* **Input**:
***

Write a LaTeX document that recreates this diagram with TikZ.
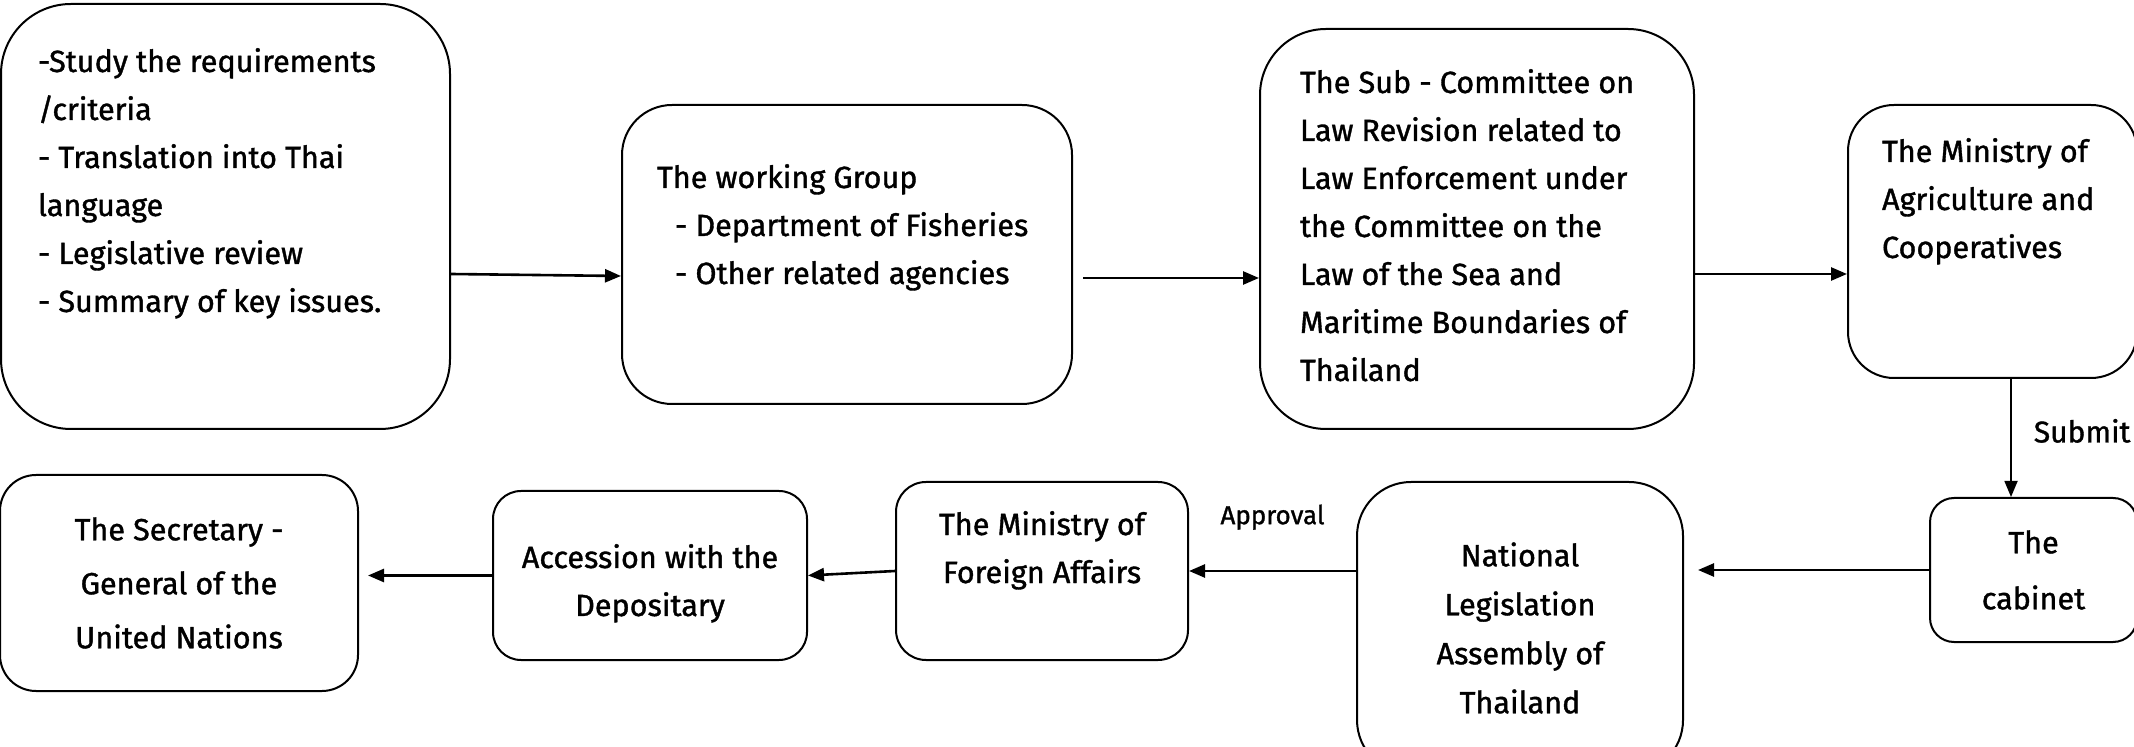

***

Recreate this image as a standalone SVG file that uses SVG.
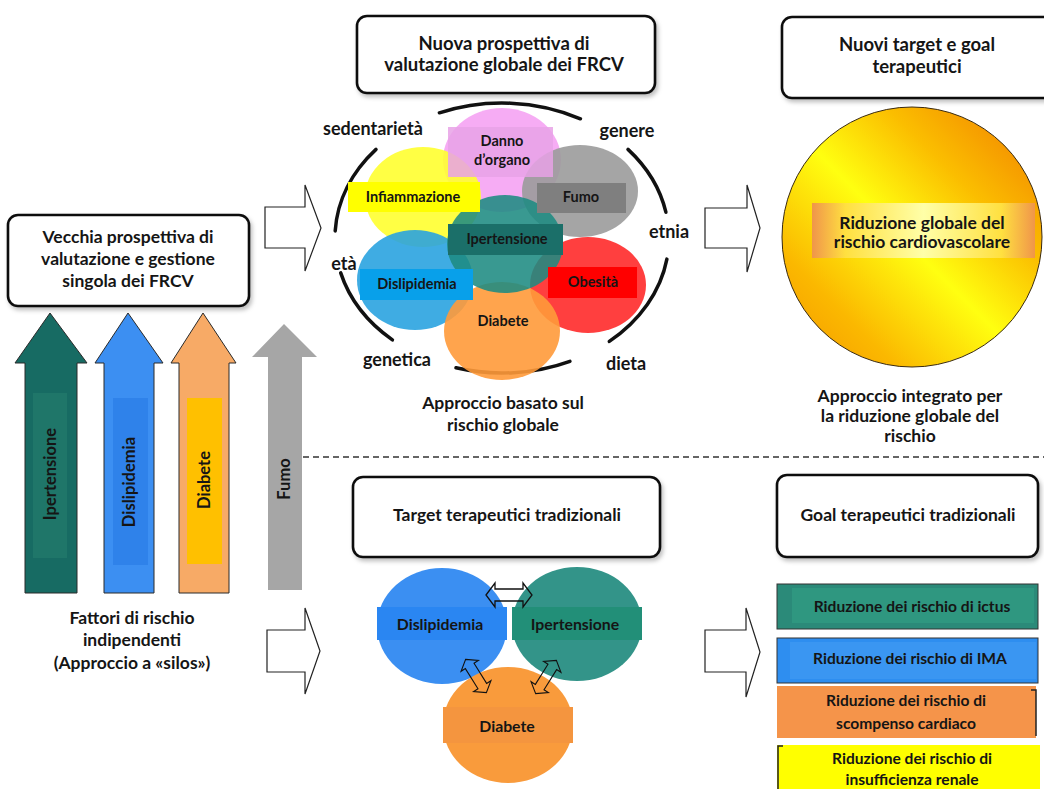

***

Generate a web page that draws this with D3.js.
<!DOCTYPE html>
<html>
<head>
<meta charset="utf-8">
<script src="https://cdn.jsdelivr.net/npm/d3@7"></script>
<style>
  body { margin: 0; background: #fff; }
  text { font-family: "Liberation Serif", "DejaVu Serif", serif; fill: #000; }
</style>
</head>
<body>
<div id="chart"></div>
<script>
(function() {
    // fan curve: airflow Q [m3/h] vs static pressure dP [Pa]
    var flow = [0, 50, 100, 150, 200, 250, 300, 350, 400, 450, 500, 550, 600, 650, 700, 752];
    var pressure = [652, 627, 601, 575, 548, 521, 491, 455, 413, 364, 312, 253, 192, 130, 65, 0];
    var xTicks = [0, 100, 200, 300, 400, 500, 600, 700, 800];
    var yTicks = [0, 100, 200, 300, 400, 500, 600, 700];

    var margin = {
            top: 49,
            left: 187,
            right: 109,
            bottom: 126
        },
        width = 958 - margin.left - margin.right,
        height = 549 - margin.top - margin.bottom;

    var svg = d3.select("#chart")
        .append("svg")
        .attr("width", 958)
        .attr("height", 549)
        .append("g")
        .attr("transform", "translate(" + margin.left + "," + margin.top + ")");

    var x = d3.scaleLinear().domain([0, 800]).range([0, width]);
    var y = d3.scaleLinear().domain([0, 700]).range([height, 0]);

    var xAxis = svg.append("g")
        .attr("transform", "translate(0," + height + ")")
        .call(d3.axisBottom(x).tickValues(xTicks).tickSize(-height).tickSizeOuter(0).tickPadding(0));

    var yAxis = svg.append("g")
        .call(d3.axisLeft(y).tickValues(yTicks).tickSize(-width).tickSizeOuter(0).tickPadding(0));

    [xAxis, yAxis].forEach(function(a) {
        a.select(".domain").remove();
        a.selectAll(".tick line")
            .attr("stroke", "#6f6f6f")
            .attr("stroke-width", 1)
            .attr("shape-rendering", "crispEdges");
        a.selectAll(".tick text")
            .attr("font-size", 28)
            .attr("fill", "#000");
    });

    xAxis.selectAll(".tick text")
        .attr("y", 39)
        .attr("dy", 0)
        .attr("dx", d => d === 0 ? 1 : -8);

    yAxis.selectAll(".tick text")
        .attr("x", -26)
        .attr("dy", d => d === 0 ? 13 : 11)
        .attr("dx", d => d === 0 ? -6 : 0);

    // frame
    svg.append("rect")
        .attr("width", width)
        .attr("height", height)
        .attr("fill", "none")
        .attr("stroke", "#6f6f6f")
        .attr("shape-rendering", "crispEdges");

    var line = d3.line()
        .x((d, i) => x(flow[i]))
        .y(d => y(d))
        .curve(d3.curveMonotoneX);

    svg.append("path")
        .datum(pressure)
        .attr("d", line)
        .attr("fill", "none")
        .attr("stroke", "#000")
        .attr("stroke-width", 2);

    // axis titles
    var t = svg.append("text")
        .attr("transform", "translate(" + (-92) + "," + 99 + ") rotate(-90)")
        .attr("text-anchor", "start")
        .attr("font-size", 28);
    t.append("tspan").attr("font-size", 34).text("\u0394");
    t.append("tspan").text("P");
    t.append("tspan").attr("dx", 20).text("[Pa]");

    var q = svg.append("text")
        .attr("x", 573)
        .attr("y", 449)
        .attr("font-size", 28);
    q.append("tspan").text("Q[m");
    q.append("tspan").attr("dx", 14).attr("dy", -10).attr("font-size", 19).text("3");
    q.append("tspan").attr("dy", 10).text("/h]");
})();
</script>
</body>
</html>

***

* **Problem to work on**:
Pull out every line containing "this".

* **Exercise solution**:
Write a LaTeX document that recreates this diagram with TikZ.
Recreate this image as a standalone SVG file that uses SVG.
Generate a web page that draws this with D3.js.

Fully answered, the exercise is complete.